There are tomatoes in my kitchen, coming in from the greenhouse, ripe earlier than usual because of early sowing and the long hot sunny days of July. Eventually I will make tomato sauce and passata with the older crop but these are the early harvest so I am using them in salads. I love what we have already, especially the old favourite Gardener's Delight, but I am waiting for the ripening of the Black Krim, my favourite tomato of all. Black Krim is a heritage variety with a firm dark flesh, close to black, and a rich, deep flavour. A single thick slice of Black Krim on fresh home made bread needs nothing else to make a substantial lunch, singing with flavour.
There are courgettes, of course. I shot my bolt with courgettes in my last post. There is nothing more to say.
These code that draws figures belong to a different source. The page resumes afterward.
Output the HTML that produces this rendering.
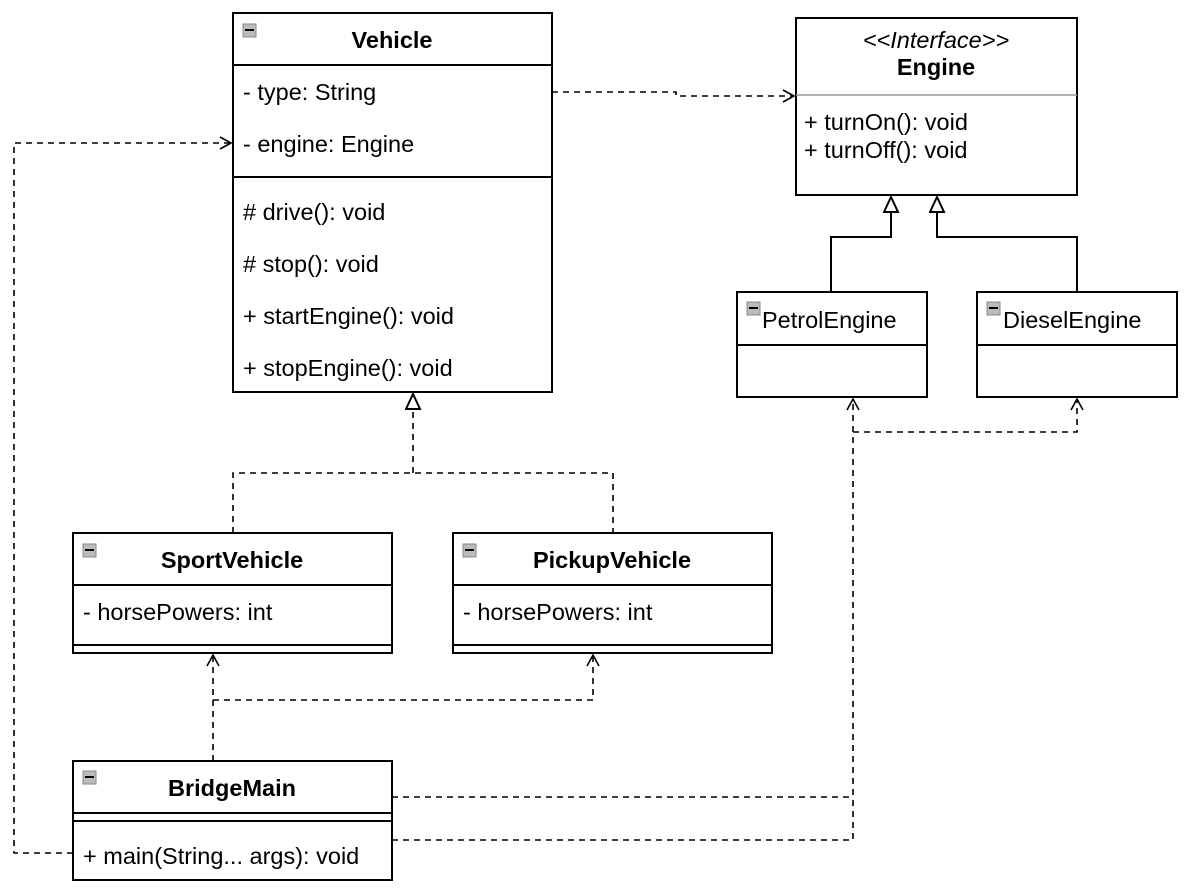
<!DOCTYPE html>
<html><head><meta charset="utf-8"><style>
html,body{margin:0;padding:0;background:#fff;}
svg{display:block;}
text{font-family:"Liberation Sans",Arial,sans-serif;font-size:23.5px;fill:#000;}
.b{font-weight:bold;}
</style></head><body>
<svg width="1189" height="890" viewBox="0 0 1189 890" xmlns="http://www.w3.org/2000/svg">
<defs>
<marker id="open" markerWidth="14" markerHeight="14" refX="12" refY="7" orient="auto" markerUnits="userSpaceOnUse">
<path d="M1,1 L12,7 L1,13" fill="none" stroke="#000" stroke-width="1.6"/></marker>
<marker id="tri" markerWidth="18" markerHeight="18" refX="16" refY="8" orient="auto" markerUnits="userSpaceOnUse">
<path d="M1,1 L16,8 L1,15 Z" fill="#fff" stroke="#000" stroke-width="2"/></marker>
</defs>
<g fill="#fff" stroke="#000" stroke-width="2">
<rect x="233" y="13" width="319" height="379"/>
<line x1="233" y1="65" x2="552" y2="65"/>
<line x1="233" y1="177" x2="552" y2="177"/>
<rect x="796" y="18" width="281" height="177"/>
<rect x="737" y="292" width="190" height="105"/>
<line x1="737" y1="345" x2="927" y2="345"/>
<rect x="977" y="292" width="200" height="105"/>
<line x1="977" y1="345" x2="1177" y2="345"/>
<rect x="73" y="533" width="319" height="120"/>
<line x1="73" y1="585" x2="392" y2="585"/>
<line x1="73" y1="645" x2="392" y2="645"/>
<rect x="453" y="533" width="319" height="120"/>
<line x1="453" y1="585" x2="772" y2="585"/>
<line x1="453" y1="645" x2="772" y2="645"/>
<rect x="73" y="761" width="319" height="119"/>
<line x1="73" y1="813" x2="392" y2="813"/>
<line x1="73" y1="821" x2="392" y2="821"/>
</g>
<line x1="796" y1="95" x2="1077" y2="95" stroke="#999" stroke-width="1.5"/>
<g fill="#bbb" stroke="#888" stroke-width="1">
<rect x="243" y="24" width="13" height="13"/>
<rect x="747" y="302" width="13" height="13"/>
<rect x="987" y="302" width="13" height="13"/>
<rect x="83" y="544" width="13" height="13"/>
<rect x="463" y="544" width="13" height="13"/>
<rect x="83" y="771" width="13" height="13"/>
</g>
<g stroke="#000" stroke-width="2">
<line x1="245" y1="30" x2="254" y2="30"/><line x1="749" y1="308" x2="758" y2="308"/>
<line x1="989" y1="308" x2="998" y2="308"/><line x1="85" y1="550" x2="94" y2="550"/>
<line x1="465" y1="550" x2="474" y2="550"/><line x1="85" y1="777" x2="94" y2="777"/>
</g>
<text x="392" y="48" class="b" text-anchor="middle">Vehicle</text>
<text x="243" y="100">- type: String</text>
<text x="243" y="152">- engine: Engine</text>
<text x="243" y="220"># drive(): void</text>
<text x="243" y="272"># stop(): void</text>
<text x="243" y="324">+ startEngine(): void</text>
<text x="243" y="376">+ stopEngine(): void</text>
<text x="936" y="48" text-anchor="middle" font-style="italic">&lt;&lt;Interface&gt;&gt;</text>
<text x="936" y="75" class="b" text-anchor="middle">Engine</text>
<text x="804" y="130">+ turnOn(): void</text>
<text x="804" y="158">+ turnOff(): void</text>
<text x="762" y="328">PetrolEngine</text>
<text x="1003" y="328">DieselEngine</text>
<text x="232" y="568" class="b" text-anchor="middle">SportVehicle</text>
<text x="83" y="620">- horsePowers: int</text>
<text x="612" y="568" class="b" text-anchor="middle">PickupVehicle</text>
<text x="463" y="620">- horsePowers: int</text>
<text x="232" y="796" class="b" text-anchor="middle">BridgeMain</text>
<text x="83" y="864">+ main(String... args): void</text>
<g fill="none" stroke="#000" stroke-width="1.6" stroke-dasharray="6,5">
<path d="M552,92 L676,92 L676,96 L794,96" marker-end="url(#open)"/>
<path d="M73,853 L14,853 L14,143 L231,143" marker-end="url(#open)"/>
<path d="M233,533 L233,473 L613,473 L613,533"/>
<path d="M413,473 L413,394" marker-end="url(#tri)"/>
<path d="M213,761 L213,655" marker-end="url(#open)"/>
<path d="M213,700 L593,700 L593,655" marker-end="url(#open)"/>
<path d="M392,797 L853,797"/>
<path d="M392,840 L853,840 L853,399" marker-end="url(#open)"/>
<path d="M853,432 L1077,432 L1077,399" marker-end="url(#open)"/>
</g>
<g fill="none" stroke="#000" stroke-width="2">
<path d="M831,292 L831,237 L891,237 L891,197" marker-end="url(#tri)"/>
<path d="M1077,292 L1077,237 L937,237 L937,197" marker-end="url(#tri)"/>
</g>
</svg>
</body></html>
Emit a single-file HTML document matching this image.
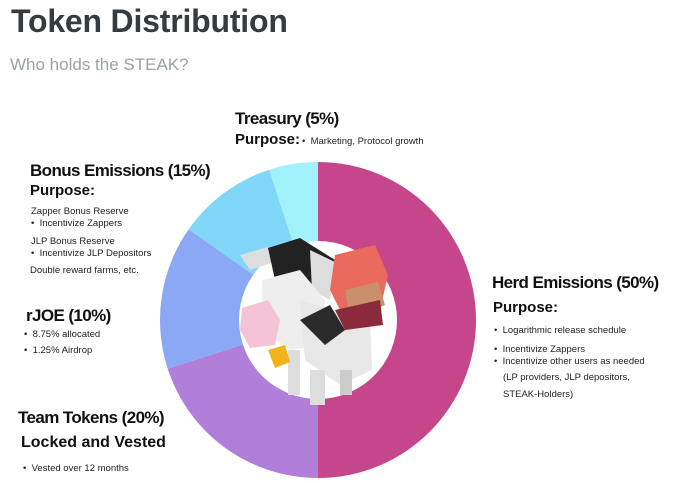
<!DOCTYPE html>
<html><head><meta charset="utf-8"><style>
html,body{margin:0;padding:0;background:#fff;}
body{width:680px;height:483px;position:relative;overflow:hidden;font-family:"Liberation Sans",sans-serif;}
.t{position:absolute;white-space:nowrap;color:#111;}
.h{font-weight:bold;font-size:17px;letter-spacing:-0.6px;}
.p{font-weight:bold;font-size:15px;}
.s{font-size:9.5px;color:#222;}
</style></head><body>
<svg width="680" height="483" style="position:absolute;left:0;top:0">
<path d="M318 320 L318 162 A158 158 0 0 1 318 478 Z" fill="#c5468b"/>
<path d="M318 320 L318 478 A158 158 0 0 1 167.7 368.8 Z" fill="#b17fd9"/>
<path d="M318 320 L167.7 368.8 A158 158 0 0 1 188.6 229.4 Z" fill="#8ba8f4"/>
<path d="M318 320 L188.6 229.4 A158 158 0 0 1 269.2 169.7 Z" fill="#80d7f7"/>
<path d="M318 320 L269.2 169.7 A158 158 0 0 1 318 162 Z" fill="#a2f2fb"/>
<circle cx="318" cy="320" r="79" fill="#fff"/>
<polygon points="240,255 268,247 275,262 250,270" fill="#ddd"/>
<polygon points="268,248 300,238 335,260 330,290 300,300 275,280" fill="#222"/>
<polygon points="310,250 335,262 330,300 312,290" fill="#ddd"/>
<polygon points="262,280 300,270 325,300 322,345 290,350 262,330" fill="#eee"/>
<polygon points="242,308 268,300 280,320 275,345 250,348 240,330" fill="#f4c4d6"/>
<polygon points="300,300 370,320 372,370 340,385 305,360" fill="#e8e8e8"/>
<polygon points="300,320 330,305 345,330 325,345" fill="#2a2a2a"/>
<polygon points="288,350 300,350 300,395 288,395" fill="#ddd"/>
<polygon points="310,370 325,370 325,405 310,405" fill="#ddd"/>
<polygon points="340,370 352,370 352,395 340,395" fill="#ccc"/>
<polygon points="268,350 285,345 290,362 275,368" fill="#f2b21c"/>
<polygon points="335,255 375,245 388,275 380,310 345,320 330,290" fill="#ea6a5e"/>
<polygon points="345,290 378,282 385,305 350,318" fill="#c9906e"/>
<polygon points="335,310 380,300 383,325 345,330" fill="#8b2a3a"/>
</svg>
<div class="t" style="left:11px;top:3px;font-size:32px;font-weight:bold;color:#363b40;letter-spacing:-0.2px">Token Distribution</div>
<div class="t" style="left:10px;top:55px;font-size:17px;color:#98a2aa">Who holds the STEAK?</div>

<div class="t h" style="left:235px;top:109px">Treasury (5%)</div>
<div class="t p" style="left:235px;top:131px">Purpose:</div>
<div class="t s" style="left:302px;top:136px">•&nbsp; Marketing, Protocol growth</div>

<div class="t h" style="left:30px;top:161px">Bonus Emissions (15%)</div>
<div class="t p" style="left:30px;top:182px">Purpose:</div>
<div class="t s" style="left:31px;top:206px">Zapper Bonus Reserve</div>
<div class="t s" style="left:31px;top:218px">•&nbsp; Incentivize Zappers</div>
<div class="t s" style="left:31px;top:236px">JLP Bonus Reserve</div>
<div class="t s" style="left:31px;top:248px">•&nbsp; Incentivize JLP Depositors</div>
<div class="t s" style="left:30px;top:265px">Double reward farms, etc.</div>

<div class="t h" style="left:26px;top:306px">rJOE (10%)</div>
<div class="t s" style="left:24px;top:329px">•&nbsp; 8.75% allocated</div>
<div class="t s" style="left:24px;top:345px">•&nbsp; 1.25% Airdrop</div>

<div class="t h" style="left:18px;top:408px">Team Tokens (20%)</div>
<div class="t" style="left:21px;top:434px;font-weight:bold;font-size:16px">Locked and Vested</div>
<div class="t s" style="left:23px;top:463px">•&nbsp; Vested over 12 months</div>

<div class="t h" style="left:492px;top:273px">Herd Emissions (50%)</div>
<div class="t p" style="left:493px;top:299px">Purpose:</div>
<div class="t s" style="left:494px;top:325px">•&nbsp; Logarithmic release schedule</div>
<div class="t s" style="left:494px;top:344px">•&nbsp; Incentivize Zappers</div>
<div class="t s" style="left:494px;top:356px">•&nbsp; Incentivize other users as needed</div>
<div class="t s" style="left:503px;top:372px">(LP providers, JLP depositors,</div>
<div class="t s" style="left:503px;top:389px">STEAK-Holders)</div>
</body></html>
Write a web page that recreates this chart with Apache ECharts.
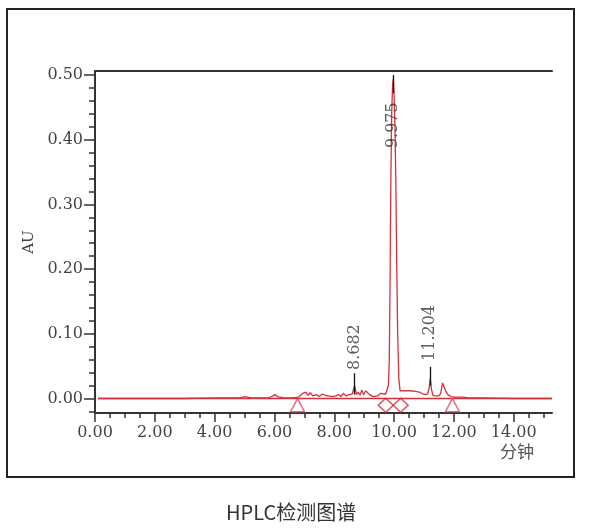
<!DOCTYPE html>
<html>
<head>
<meta charset="utf-8">
<script src="https://cdn.jsdelivr.net/npm/echarts@6/dist/echarts.min.js"></script>
<style>
html,body{margin:0;padding:0;background:#fff;}
#chart{width:600px;height:528px;}
</style>
</head>
<body>
<div id="chart"></div>
<script>
// ---- data ----
const xTicks = [0, 2, 4, 6, 8, 10, 12, 14];
const yTicks = [0, 0.1, 0.2, 0.3, 0.4, 0.5];

const signalTime = [0.10,1.00,2.00,3.00,4.00,4.80,5.02,5.20,5.80,5.95,6.02,6.10,6.30,6.60,6.80,6.95,7.05,7.12,7.20,7.28,7.40,7.50,7.60,7.70,7.80,7.95,8.05,8.15,8.22,8.30,8.40,8.50,8.60,8.68,8.74,8.80,8.86,8.92,8.98,9.05,9.10,9.18,9.30,9.45,9.55,9.65,9.72,9.77,9.81,9.84,9.87,9.89,9.92,9.95,9.975,10.00,10.03,10.06,10.09,10.12,10.16,10.20,10.26,10.40,10.55,10.70,10.85,10.95,11.05,11.12,11.17,11.21,11.25,11.30,11.40,11.50,11.56,11.62,11.66,11.72,11.80,11.90,12.05,12.30,12.50,13.00,14.00,15.28];
const signalAU   = [0.000,0.000,0.000,0.000,0.001,0.001,0.003,0.001,0.001,0.004,0.006,0.003,0.001,0.001,0.002,0.008,0.010,0.005,0.009,0.004,0.006,0.003,0.007,0.005,0.004,0.003,0.004,0.006,0.003,0.008,0.004,0.006,0.007,0.020,0.006,0.010,0.005,0.013,0.006,0.012,0.015,0.006,0.003,0.004,0.008,0.007,0.007,0.010,0.020,0.060,0.200,0.330,0.440,0.485,0.495,0.470,0.420,0.330,0.200,0.100,0.030,0.012,0.010,0.012,0.012,0.011,0.010,0.007,0.006,0.007,0.015,0.031,0.014,0.005,0.004,0.004,0.008,0.024,0.026,0.012,0.006,0.003,0.002,0.002,0.001,0.001,0.000,0.000];

const baselineTime = [0.10, 15.28];
const baselineAU = [0, 0];

const peakTime = [8.682, 9.975, 11.204];
const peakName = ['8.682', '9.975', '11.204'];
const peakTickTop = [0.039, 0.500, 0.049];
const peakTickBottom = [0.006, 0.472, 0.020];
const peakLabelAU = [0.044, 0.387, 0.058];

const triangleTime = [6.77, 11.95];
const diamondTime = [9.72, 10.22];
const markerAU = -0.0103;

// ---- chart ----
const RED = '#d5303c';
const serif = 'DejaVu Serif';
const chart = echarts.init(document.getElementById('chart'), null, {renderer: 'canvas'});

const zip = (a, b) => a.map((v, i) => [v, b[i]]);
const fmt2 = v => v.toFixed(2);

const option = {
  backgroundColor: '#fff',
  animation: false,
  title: {
    text: 'HPLC检测图谱',
    left: 221, top: 497,
    textStyle: {fontFamily: 'Noto Sans CJK SC', fontSize: 20, fontWeight: 'normal', color: '#333'}
  },
  graphic: [{
    type: 'rect', shape: {x: 7, y: 9, width: 567, height: 468},
    style: {fill: 'none', stroke: '#222', lineWidth: 2}, silent: true
  }],
  grid: {left: 95, right: 48, top: 71, bottom: 115, containLabel: false},
  xAxis: [{
    type: 'value', min: 0, max: 15.28, interval: 2,
    name: '分钟', nameLocation: 'end', nameGap: -52,
    nameTextStyle: {fontFamily: 'Noto Sans CJK SC', fontSize: 17, color: '#555', align: 'left', verticalAlign: 'top', padding: [30, 0, 0, 0]},
    axisLine: {show: true, onZero: false, lineStyle: {color: '#333', width: 2}},
    axisTick: {show: true, inside: false, length: 9, customValues: xTicks, lineStyle: {color: '#333', width: 1.5}},
    minorTick: {show: true, splitNumber: 4, length: 5, lineStyle: {color: '#333', width: 1.5}},
    axisLabel: {customValues: xTicks, formatter: fmt2, margin: 12, fontFamily: serif, fontSize: 16, color: '#444'},
    splitLine: {show: false}
  }, {
    type: 'value', position: 'top', min: 0, max: 15.28,
    axisLine: {show: true, onZero: false, lineStyle: {color: '#333', width: 2}},
    axisTick: {show: false}, axisLabel: {show: false}, splitLine: {show: false}
  }],
  yAxis: {
    type: 'value', min: -0.0224, max: 0.5062,
    name: 'AU', nameLocation: 'middle', nameGap: 50, nameRotate: 90,
    nameTextStyle: {fontFamily: serif, fontSize: 15, color: '#444'},
    axisLine: {show: true, onZero: false, lineStyle: {color: '#333', width: 2}},
    axisTick: {show: true, length: 11, customValues: yTicks, lineStyle: {color: '#333', width: 1.5}},
    minorTick: {show: true, splitNumber: 5, length: 6, lineStyle: {color: '#333', width: 1.5}},
    axisLabel: {customValues: yTicks, formatter: fmt2, margin: 12, fontFamily: serif, fontSize: 16, color: '#444'},
    splitLine: {show: false}
  },
  series: [
    {
      type: 'line', data: zip(baselineTime, baselineAU), symbol: 'none',
      lineStyle: {color: RED, width: 1.3}, z: 2
    },
    {
      type: 'line', data: zip(signalTime, signalAU), symbol: 'none',
      lineStyle: {color: RED, width: 1.3}, z: 3,
      markLine: {
        silent: true, symbol: 'none', label: {show: false},
        lineStyle: {color: '#111', width: 1.3, type: 'solid'},
        data: peakTime.map((t, i) => [{coord: [t, peakTickBottom[i]]}, {coord: [t, peakTickTop[i]]}])
      }
    },
    {
      type: 'scatter', data: triangleTime.map(t => [t, markerAU]),
      symbol: 'triangle', symbolSize: [14, 13],
      itemStyle: {color: 'rgba(255,255,255,0)', borderColor: '#e0485e', borderWidth: 1.5}, z: 4
    },
    {
      type: 'scatter', data: diamondTime.map(t => [t, markerAU]),
      symbol: 'diamond', symbolSize: [15, 14],
      itemStyle: {color: 'rgba(255,255,255,0)', borderColor: '#d52a3a', borderWidth: 1.5}, z: 4
    },
    {
      type: 'scatter', symbolSize: 0,
      data: peakTime.map((t, i) => ({value: [t, peakLabelAU[i]], name: peakName[i]})),
      label: {
        show: true, position: 'top', distance: 0, rotate: 90,
        align: 'left', verticalAlign: 'middle',
        formatter: p => p.name,
        fontFamily: serif, fontSize: 16, color: '#333'
      }, z: 5
    }
  ]
};
chart.setOption(option);
</script>
</body>
</html>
There is a blackcurrant tart sitting on the top of the oven. I am being very good about not eating this but Ian and Eric are eating it with thick cream or ice cream.
On the shelf above the wooden worktop the chickens keep an eye on the harvest, less destructively than they do when they escape the run in the garden and strip the chard and take the lettuce.
I can't give you exotic ingredients but I can give you fresh ones, and the whirling clown from early last century, the surprising shell from the beach not far away and the weights, lined up like chess pieces. I haven't shown you the piles of boots by the door and the tools and twine and gardening gloves sitting by the microwave. So that is what is in my kitchen.
I thought I would join in with this having read shabby chick's blog and she in her turn is part of a wider community of bloggers all over the world looking at what is in the kitchen with Celia at Fig Jam and Lime Cordial.